Start in the Middle
Adding redundancy is the most common way to increase your uptime, and the best approach is to start in the middle and work your way toward the edge. First, make sure there's redundancy within your core router--redundant CPU cards, power supplies and fans usually can be added to chassis-based routers and switches, and some router and switch vendors have equipment with dual backplanes. Each vendor does this differently, and in some cases, an outage occurs when the backup card takes over, but usually only new routes are affected while the new card comes up. With redundant CPU cards, you can force a failover to one card while you upgrade the second one, instead of having to bring the whole router down for the upgrade.
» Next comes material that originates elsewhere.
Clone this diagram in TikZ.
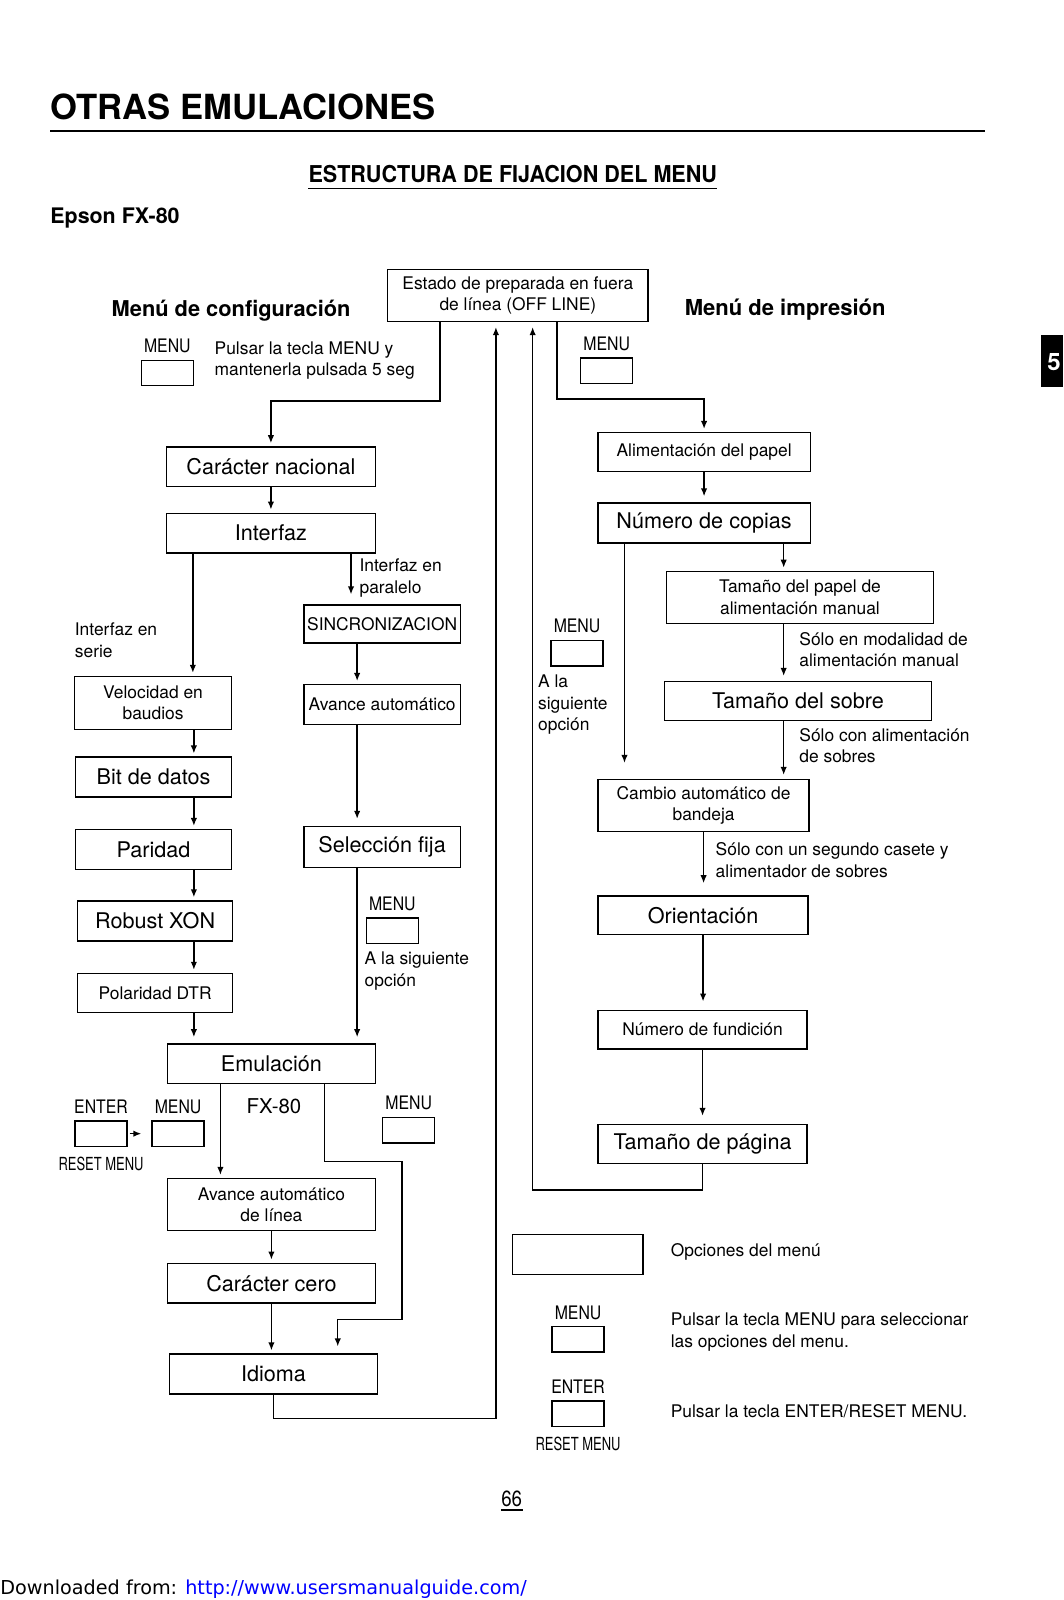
\documentclass[tikz,border=0pt]{standalone}
\usepackage{fontspec}
\setmainfont{TeX Gyre Heros}
\newfontfamily\keyfont[FakeStretch=0.85]{TeX Gyre Heros}
\newfontfamily\resetfont[FakeStretch=0.72]{TeX Gyre Heros}
\newfontfamily\subfont[FakeStretch=0.93]{TeX Gyre Heros}
\newfontfamily\dlfont{DejaVu Sans}
\usetikzlibrary{positioning,arrows.meta}

\newcommand{\optbig}{\fontsize{10.8}{13}\selectfont}
\newcommand{\optsmall}{\fontsize{8.7}{10.7}\selectfont}

\tikzset{
  box/.style 2 args={draw, line width=0.7pt, inner sep=0pt, align=center,
    minimum width=#1*0.51pt, minimum height=#2*0.51pt},
  key/.style={draw, line width=0.7pt, inner sep=0pt,
    minimum width=51*0.51pt, minimum height=25*0.51pt},
  keylbl/.style={inner sep=0pt, font=\keyfont\fontsize{9.3}{11}\selectfont},
  resetlbl/.style={inner sep=0pt, font=\resetfont\fontsize{9}{11}\selectfont},
  note/.style={inner sep=0pt, anchor=west, align=left, font=\optsmall},
  arr/.style={line width=0.7pt, -{Latex[length=4pt,width=3.2pt]}, shorten >=1.5pt},
}

\begin{document}
\begin{tikzpicture}[x=0.51pt,y=-0.51pt]
\useasboundingbox (0,0) rectangle (1042,1568);

% page heading
\node[anchor=west,inner sep=0pt,font=\bfseries\fontsize{17.3}{20}\selectfont] (title) at (49,105) {OTRAS EMULACIONES};
\draw[line width=1.1pt] (49,128) -- (965,128);
\node[anchor=west,inner sep=0pt,font=\subfont\bfseries\fontsize{11.6}{14}\selectfont] (sub) at (302,171) {ESTRUCTURA DE FIJACION DEL MENU};
\draw[line width=0.7pt] ([yshift=-2.5pt]sub.south west) -- ([yshift=-2.5pt]sub.south east);
\node[anchor=west,inner sep=0pt,font=\bfseries\fontsize{10.7}{13}\selectfont] (epson) at (49,214) {Epson FX-80};

% chapter tab
\fill (1020,328) rectangle (1042,379);
\node[white,font=\bfseries\fontsize{12}{14}\selectfont] (tab) at (1033,355) {5};

% menu headings
\node[font=\bfseries\fontsize{10.9}{13}\selectfont] (hcfg) at (226.5,304) {Menú de configuración};
\node[font=\bfseries\fontsize{11}{13}\selectfont] (himp) at (769.5,303) {Menú de impresión};

\node[box={255}{51},font=\optsmall] (top) at (507.5,289.5) {Estado de preparada en fuera\\de línea (OFF LINE)};

\node[key] (kcfg) at (164,365.5) {};
\node[keylbl, above=3pt of kcfg] (lcfg) {MENU};
\node[note] (ncfg) at (210,353.5) {Pulsar la tecla MENU y\\mantenerla pulsada 5 seg};
\node[key] (kimp) at (594.5,363.5) {};
\node[keylbl, above=3pt of kimp] (limp) {MENU};

% configuration menu
\node[box={205}{39},font=\optbig] (cn) at (265.5,457.5) {Carácter nacional};
\node[box={205}{39},font=\optbig] (intf) at (265.5,522.5) {Interfaz};
\node[box={153}{37},font=\optsmall] (sync) at (374.5,611.5) {SINCRONIZACION};
\node[box={153}{39},font=\optsmall] (avA) at (374.5,690.5) {Avance automático};
\node[box={153}{40},font=\optbig] (self) at (374.5,830) {Selección fija};
\node[box={154}{52},font=\optsmall] (vel) at (150,689) {Velocidad en\\baudios};
\node[box={153}{39},font=\optbig] (bit) at (150.5,761.5) {Bit de datos};
\node[box={153}{39},font=\optbig] (par) at (150.5,832.5) {Paridad};
\node[box={152}{39},font=\optbig] (xon) at (152,902.5) {Robust XON};
\node[box={152}{38},font=\optsmall] (dtr) at (152,973) {Polaridad DTR};
\node[box={204}{39},font=\optbig] (emu) at (266,1042.5) {Emulación};
\node[box={204}{51},font=\optsmall] (avl) at (266,1180.5) {Avance automático\\de línea};
\node[box={204}{39},font=\optbig] (cero) at (266,1257.5) {Carácter cero};
\node[box={204}{39},font=\optbig] (idi) at (268,1346.5) {Idioma};

\node[note] (npar) at (352,566.5) {Interfaz en\\paralelo};
\node[note] (nser) at (73,627.5) {Interfaz en\\serie};
\node[key] (kmid) at (384.5,912) {};
\node[keylbl, above=3pt of kmid] (lmid) {MENU};
\node[note] (nmid) at (357,951.5) {A la siguiente\\opción};

\node[key] (kent) at (99,1111) {};
\node[key] (kmen) at (174.5,1111) {};
\node[keylbl, above=3pt of kent] (lent) {ENTER};
\node[keylbl, above=3pt of kmen] (lmen) {MENU};
\node[resetlbl, below=5pt of kent] (lreset) {RESET MENU};
\node[font=\fontsize{10.2}{12}\selectfont] (fx) at (268.5,1084) {FX-80};
\node[key] (kemu) at (400.5,1107.5) {};
\node[keylbl, above=3pt of kemu] (lemu) {MENU};

% print menu
\node[box={208}{38},font=\optsmall] (alim) at (690,443) {Alimentación del papel};
\node[box={208}{39},font=\optbig] (cop) at (690,512.5) {Número de copias};
\node[box={262}{51},font=\optsmall] (tpm) at (784,585.5) {Tamaño del papel de\\alimentación manual};
\node[box={262}{38},font=\optbig] (sob) at (782,687) {Tamaño del sobre};
\node[box={207}{51},font=\optsmall] (cam) at (689.5,789.5) {Cambio automático de\\bandeja};
\node[box={206}{38},font=\optbig] (ori) at (689,897) {Orientación};
\node[box={205}{38},font=\optsmall] (fun) at (688.5,1009) {Número de fundición};
\node[box={205}{38},font=\optbig] (pag) at (688.5,1121) {Tamaño de página};

\node[key] (knext) at (565.5,640) {};
\node[keylbl, above=3pt of knext] (lnext) {MENU};
\node[note] (nnext) at (527,690.5) {A la\\siguiente\\opción};
\node[note] (ntpm) at (783,636.5) {Sólo en modalidad de\\alimentación manual};
\node[note] (nsob) at (783,731) {Sólo con alimentación\\de sobres};
\node[note] (ncam) at (701,843) {Sólo con un segundo casete y\\alimentador de sobres};

% legend
\node[box={128}{39}] (leg) at (566,1229.5) {};
\node[note] (nleg) at (657,1227) {Opciones del menú};
\node[key] (klm) at (566.5,1312.5) {};
\node[keylbl, above=3pt of klm] (llm) {MENU};
\node[note] (nlm) at (657,1305.5) {Pulsar la tecla MENU para seleccionar\\las opciones del menu.};
\node[key] (kle) at (566.5,1385.5) {};
\node[keylbl, above=3pt of kle] (lle) {ENTER};
\node[resetlbl, below=4.5pt of kle] (lreset2) {RESET MENU};
\node[note] (nle) at (657,1383) {Pulsar la tecla ENTER/RESET MENU.};

% page foot
\node[font=\keyfont\fontsize{11}{13}\selectfont, inner sep=0pt] (pg) at (501.5,1469) {66};
\draw[line width=1pt] ([yshift=-1.5pt]pg.south west) -- ([yshift=-1.5pt]pg.south east);
\node[anchor=west, inner sep=0pt, font=\dlfont\fontsize{9.6}{12}\selectfont] (dl) at (0,1557) {Downloaded from: \textcolor{blue}{http://www.usersmanualguide.com/}};

% connectors
\coordinate (t1) at (431,393);
\coordinate (t2) at (546,391);
\coordinate (serie) at (189,0);
\coordinate (para) at (344,0);
\coordinate (mid) at (350,0);
\coordinate (lcol) at (190,0);
\coordinate (emul) at (216,0);
\coordinate (e1) at (318,1138);
\coordinate (e2) at (394,1293);
\coordinate (e3) at (331,0);
\coordinate (r1) at (486,1390);
\coordinate (r2) at (522,1166);
\coordinate (rcol) at (768,0);
\coordinate (nxt) at (612,0);

\draw[arr] (top.south -| t1) -- (t1) -| (cn.north);
\draw[arr] (top.south -| t2) -- (t2) -| (alim.north);
\draw[arr] (cn) -- (intf);
\draw[arr] (intf.south -| serie) -- (vel.north -| serie);
\draw[arr, shorten >=5pt] (intf.south -| para) -- (sync.north -| para);
\draw[arr] (sync.south -| mid) -- (avA.north -| mid);
\draw[arr, shorten >=3.5pt] (avA.south -| mid) -- (self.north -| mid);
\draw[arr, shorten >=3pt] (self.south -| mid) -- (emu.north -| mid);
\foreach \a/\b in {vel/bit, bit/par, par/xon, xon/dtr}
  \draw[arr] (\a.south -| lcol) -- (\b.north -| lcol);
\draw[arr, shorten >=3pt] (dtr.south -| lcol) -- (emu.north -| lcol);
\draw[arr] (emu.south -| emul) -- (avl.north -| emul);
\draw[arr, shorten >=3.5pt] (emu.south -| e1) -- (e1) -| (e2) -| (idi.north -| e3);
\draw[arr] (avl) -- (cero);
\draw[arr] (cero.south) -- (cero.south |- idi.north);
\draw[arr, shorten >=2.5pt] (idi.south) |- (r1) -- (top.south -| r1);
\draw[arr, shorten >=2.5pt] (pag.south) |- (r2) -- (top.south -| r2);
\draw[arr, shorten <=1pt, shorten >=5pt] (kent) -- (kmen);

\draw[arr, shorten >=3pt] (alim) -- (cop);
\draw[arr] (cop.south -| rcol) -- (tpm.north -| rcol);
\draw[arr, shorten >=2.5pt] (tpm.south -| rcol) -- (sob.north -| rcol);
\draw[arr, shorten >=2pt] (sob.south -| rcol) -- (cam.north -| rcol);
\draw[arr, shorten >=8pt] (cop.south -| nxt) -- (cam.north -| nxt);
\draw[arr, shorten >=6pt] (cam.south) -- (cam.south |- ori.north);
\draw[arr, shorten >=4pt] (ori.south) -- (ori.south |- fun.north);
\draw[arr, shorten >=4pt] (fun) -- (pag);
\end{tikzpicture}
\end{document}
The core or backbone of a network usually handles the most traffic so, if it goes down, it will likely affect the most users. If your redundant core router or switch equipment is connected and ready to kick in automatically when a problem occurs, you can reduce an outage from hours of manual labor to an automated process that takes just a few seconds. This is called High Availability, where identical core routers must be ready to take over should the primary fail (see "Three Tiers for HA," above right). This means that the next layer out, the aggregator switches, has to have a connection to each router, which also provides some redundancy for the links themselves--which also lets you put each core router in different geographic locations.
Now that your network has redundant links, you must decide how packets on the network will select their paths and avoid loops. This isn't a new problem--redundant paths have been addressed by protocols like STP (Spanning Tree Protocol) at Layer 2 and routing protocols like the IETF's OSPF at Layer 3. But these protocols can take 40 seconds or more to resolve. OSPF takes up to 30 seconds to resolve; STP, even more. This is unacceptable for critical networks, especially those with real-time applications like VoIP and video.